Project pattern: The last mile
You’ve ran the project smoothly, many barriers overcome, risks avoided, the harder deliverables were completed, you can see the finish line, this moment is what I call the ‘last mile’.
Have you ever realized why the last 10% of a project are the hardest to complete?
I’ve spent some time trying to find out some answers, then I remebered this old friend, Mr. Isaac Newton, yes the father of Physics.
In his first law of motion he said:
- Lex I: Corpus omne perseverare in statu suo quiescendi vel movendi uniformiter in directum, nisi quatenus a viribus impressis cogitur statum illum mutare.
Translating and simplifying:
- Inertia – A body stays on inertial movement unless a force is imposed over it.

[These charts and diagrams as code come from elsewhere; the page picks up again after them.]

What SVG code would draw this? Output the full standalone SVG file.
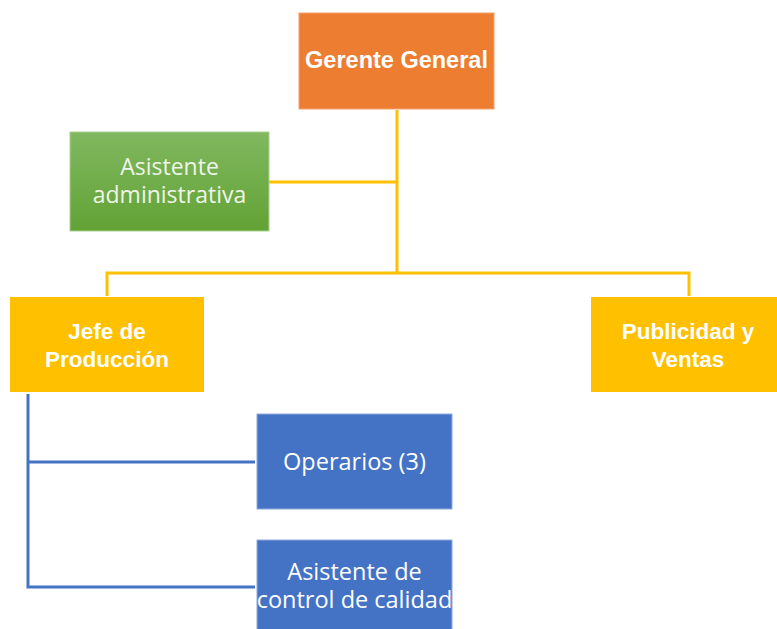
<svg xmlns="http://www.w3.org/2000/svg" width="777" height="629" viewBox="0 0 777 629">
<defs>
<linearGradient id="gGreen" x1="0" y1="0" x2="0" y2="1">
<stop offset="0" stop-color="#81b860"/>
<stop offset="1" stop-color="#62a235"/>
</linearGradient>
<style>
.bold{font-family:"Liberation Sans",Arial,sans-serif;font-weight:bold;fill:#ffffff;text-anchor:middle}
.reg{font-family:"Open Sans","Liberation Sans",sans-serif;fill:#ffffff;text-anchor:middle;font-size:23px}
.yl{stroke:#ffc000;stroke-width:3;fill:none}
.bl{stroke:#4472c4;stroke-width:3;fill:none}
</style>
</defs>
<rect width="777" height="629" fill="#ffffff"/>
<g id="connectors">
<path class="yl" d="M397 110 V273 M269 182 H397 M107 296 V273 H689 V296"/>
<path class="bl" d="M28 394 V587 H255 M28 462 H255"/>
</g>
<g id="gerente">
<rect x="299" y="13" width="195" height="96" fill="#ed7d31" stroke="#f4a070" stroke-width="1"/>
<text class="bold" x="396.5" y="68" font-size="23.5">Gerente General</text>
</g>
<g id="asistente-admin">
<rect x="70" y="132" width="199" height="99" fill="url(#gGreen)" stroke="#a9d18e" stroke-width="1"/>
<text class="reg" x="169.5" y="175" style="fill:#eef5e8">Asistente</text>
<text class="reg" x="169.5" y="203" style="fill:#eef5e8">administrativa</text>
</g>
<g id="jefe-produccion">
<rect x="10" y="297" width="194" height="95" fill="#ffc000"/>
<text class="bold" x="107" y="339" font-size="22.5">Jefe de</text>
<text class="bold" x="107" y="367" font-size="22.5">Producción</text>
</g>
<g id="publicidad-ventas">
<rect x="591" y="297" width="194" height="95" fill="#ffc000"/>
<text class="bold" x="688" y="339" font-size="22.5">Publicidad y</text>
<text class="bold" x="688" y="367" font-size="22.5">Ventas</text>
</g>
<g id="operarios">
<rect x="257" y="414" width="195" height="95" fill="#4472c4" stroke="#8faadc" stroke-width="1"/>
<text class="reg" x="354.5" y="470" font-size="23.5" style="font-size:23.5px">Operarios (3)</text>
</g>
<g id="asistente-calidad">
<rect x="257" y="540" width="195" height="95" fill="#4472c4" stroke="#8faadc" stroke-width="1"/>
<text class="reg" x="354.5" y="580" style="font-size:23.5px">Asistente de</text>
<text class="reg" x="354.5" y="608" style="font-size:23.5px">control de calidad</text>
</g>
</svg>
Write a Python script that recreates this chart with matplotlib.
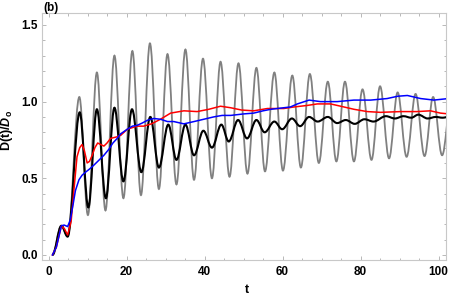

Since a project is a ‘force’ to create a new service/product, we can consider a company as a ‘body’ on inertial movement. In this scenario, the Project Manager role is to impose force over the system to make it work (and than to complete the project).
The relation between TIME (x) and EFFORT (y) is shown in the graph below. Every project I’ve ran in my life follows this pattern.
In the beginning the PM initiates the project by himself, so the total amount of effort is low. The team execute the main work between T=3 to 8, causing the major amount of effort. The “last mile” is the effort decrement.
But WHY the Last mile is so hard to complete?
It’s usually about Testing, Customer acceptance and Troubleshooting.
Do you allocate the necessary effort to Execute Test Cases and to fix the product? for the several test cycles? Or do you follow the recurrent behavior of believing things will work properly on the very first trial?
What about Customer Acceptance? Do you consider your customer will happily accept the product without asking ANY changes? even the smallest ones?
Do you set buffers for the Troubleshooting phase? I’ve heard this many times from the teams:
_ Hey, I would provide you an ETA if I had one. If I knew how to fix it, it would be already done.
It’s often unpredictable, so we wait… consuming the last buffers until the project execution is finally completed.
The last run
At this moment, the equation is loosing mass (‘m’ variable), we have t>8. The project is on the last run.
The team is getting less and less available, they’re being engaged to brand new projects, with higher priorities, new challenges and eager customers.
The PM has impose greater dedication to influence the (whole) system to have the project completed under these conditions. This is when the PM has to monitor things much more closely. And there is why the last 10% are the hardest part…
Let’s use this pattern in the future to create strategies for the Last Mile.
Eli Rodrigues
This reminds me of the old saying about the first 90% of the project taking 90% of the time, and the last 10% of the project taking the other 90% !!!